High inflation puts pressure on a government to increase the value of the state pension and unemployment benefits and other welfare payments as the cost of living climbs higher.
Inflation expectations and wage demands:
High inflation can lead to an increase in pay claims as people look to protect their real incomes. This can lead to a rise in unit labour costs and lower profits for businesses. However no all workers belong to strong trade unions who can use collective bargaining power to bid for higher pay. A rise in actual inflation can lead to an upward shift in inflation expectations (which can be modelled using Phillips Curve analysis) and once inflation is embedded into an economy, it can be difficult to eliminate.
Business competitiveness in domestic and international markets:
If one country has a much higher rate of inflation than others for a considerable period of time, this will make exports of goods and services less price competitive in global markets. Eventually this may show through in reduced export orders, lower operating profits and fewer jobs, and also in a worsening of a country’s trade balance. A fall in exports can trigger negative multiplier and accelerator effects on real national income and employment.
Business uncertainty and planned investment:
High and volatile inflation is not good for business confidence partly because firms cannot be sure of what their costs and prices are likely to be. This uncertainty might lead to a lower level of capital investment spending which might then damage a country’s productivity growth and long run productive potential.
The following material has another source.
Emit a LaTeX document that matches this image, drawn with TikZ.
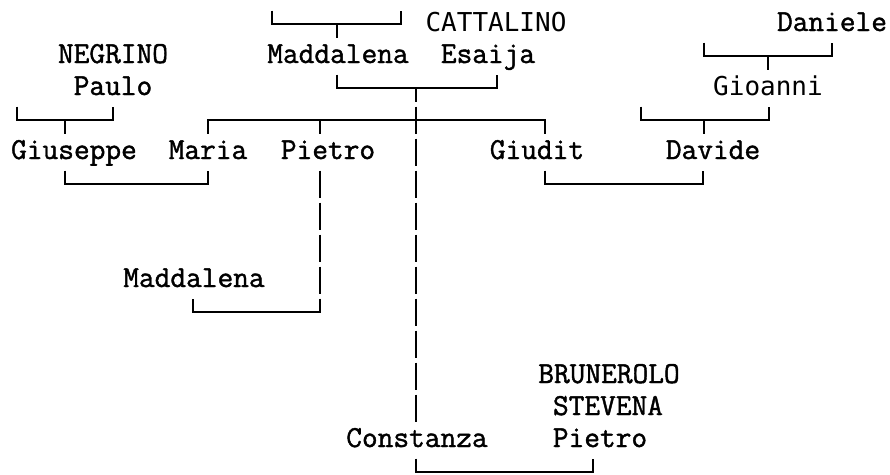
\documentclass[tikz,border=0pt]{standalone}
\usepackage{fontspec}
\newfontfamily\smono{Latin Modern Mono}[FakeBold=1.4]
\newfontfamily\dmono{DejaVu Sans Mono}
\begin{document}
\begin{tikzpicture}[x=1pt,y=-1pt,
  nm/.style={font=\smono\fontsize{30.5}{32}\selectfont, anchor=base, inner sep=0pt},
  nms/.style={font=\dmono\fontsize{26}{30}\selectfont, anchor=base, inner sep=0pt},
  ln/.style={line width=1.6pt, line join=miter},
  gap/.style={ln, dash pattern=on 27pt off 5pt}]
\useasboundingbox (0,0) rectangle (890,474);
% names
\node[nms] (cattalino) at (496,31) {CATTALINO};
\node[nm]  (daniele)   at (832,31) {Daniele};
\node[nm]  (negrino)   at (113,63) {NEGRINO};
\node[nm]  (madd1)     at (338,63) {Maddalena};
\node[nm]  (esaija)    at (488,63) {Esaija};
\node[nm]  (paulo)     at (113,95) {Paulo};
\node[nms] (gioanni)   at (768,95) {Gioanni};
\node[nm]  (giuseppe)  at (74,159) {Giuseppe};
\node[nm]  (maria)     at (208,159) {Maria};
\node[nm]  (pietro1)   at (328,159) {Pietro};
\node[nm]  (giudit)    at (537,159) {Giudit};
\node[nm]  (davide)    at (713,159) {Davide};
\node[nm]  (madd2)     at (194,287) {Maddalena};
\node[nm]  (brun)      at (609,383) {BRUNEROLO};
\node[nm]  (stevena)   at (608,415) {STEVENA};
\node[nm]  (constanza) at (417,447) {Constanza};
\node[nm]  (pietro2)   at (600,447) {Pietro};
% junction coordinates
\coordinate (tL) at (272,10.5); \coordinate (tR) at (401,10.5);
\coordinate (tJ) at (337,24);   \coordinate (tS) at (337,37.5);
\coordinate (meL) at (337,74.5); \coordinate (meR) at (497,74.5);
\coordinate (meJ) at (416,88);   \coordinate (cEnd) at (416,421.5);
\coordinate (pL) at (17,106.5);  \coordinate (pR) at (113,106.5);
\coordinate (pJ) at (65,120);    \coordinate (pS) at (65,133.5);
\coordinate (sL) at (208,133.5); \coordinate (sR) at (545,133.5);
\coordinate (sX) at (416,120);   \coordinate (sM) at (320,133.5);
\coordinate (gmL) at (65,170.5); \coordinate (gmR) at (208,170.5);
\coordinate (gmJ) at (65,184);
\coordinate (ptT) at (320,170.5); \coordinate (ptE) at (320,293.5);
\coordinate (ptB) at (320,298.5); \coordinate (ptC) at (320,312);
\coordinate (m2) at (193,298.5);
\coordinate (gdL) at (545,170.5); \coordinate (gdR) at (703,170.5);
\coordinate (gdJ) at (545,184);
\coordinate (gL) at (641,106.5); \coordinate (gR) at (769,106.5);
\coordinate (gJ) at (704,120);   \coordinate (gS) at (704,133.5);
\coordinate (dL) at (704,42.5);  \coordinate (dR) at (832,42.5);
\coordinate (dJ) at (768,56);    \coordinate (dS) at (768,69.5);
\coordinate (bL) at (416,458.5); \coordinate (bR) at (593,458.5);
\coordinate (bJ) at (416,472);
% connectors
\draw[ln] (tL) |- (tJ) -| (tR);
\draw[ln] (tJ) -- (tS);
\draw[ln] (meL) |- (meJ) -| (meR);
\draw[gap, dash phase=13.5pt] (meJ) -- (cEnd);
\draw[ln] (pL) |- (pJ) -| (pR);
\draw[ln] (pJ) -- (pS);
\draw[ln] (sL) |- (sX) -| (sR);
\draw[ln] (sM) -- (sM |- sX);
\draw[ln] (gmL) -- (gmJ) -| (gmR);
\draw[gap] (ptT) -- (ptE);
\draw[ln] (ptB) -- (ptC) -| (m2);
\draw[ln] (gdL) -- (gdJ) -| (gdR);
\draw[ln] (gL) |- (gJ) -| (gR);
\draw[ln] (gJ) -- (gS);
\draw[ln] (dL) |- (dJ) -| (dR);
\draw[ln] (dJ) -- (dS);
\draw[ln] (bL) -- (bJ) -| (bR);
\end{tikzpicture}
\end{document}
Social costs of high and volatile inflation:
It puts severe pressure on democratic institutions and can lead to growing political protest and social unrest. Falling real living standards can prompt a brain drain of some a country’s most able and mobile people leaving the country with a diminished labour force. Higher inflation can bring an end to progress in reducing poverty.
Functions of money
Hyperinflation destroys the internal purchasing power of money and undermines its value as a medium of exchange and as a unit of account. Alternative currencies that at least hold some of their value may take the place of the domestic unit of exchange and shadow markets with products traded at unofficial prices often become the norm.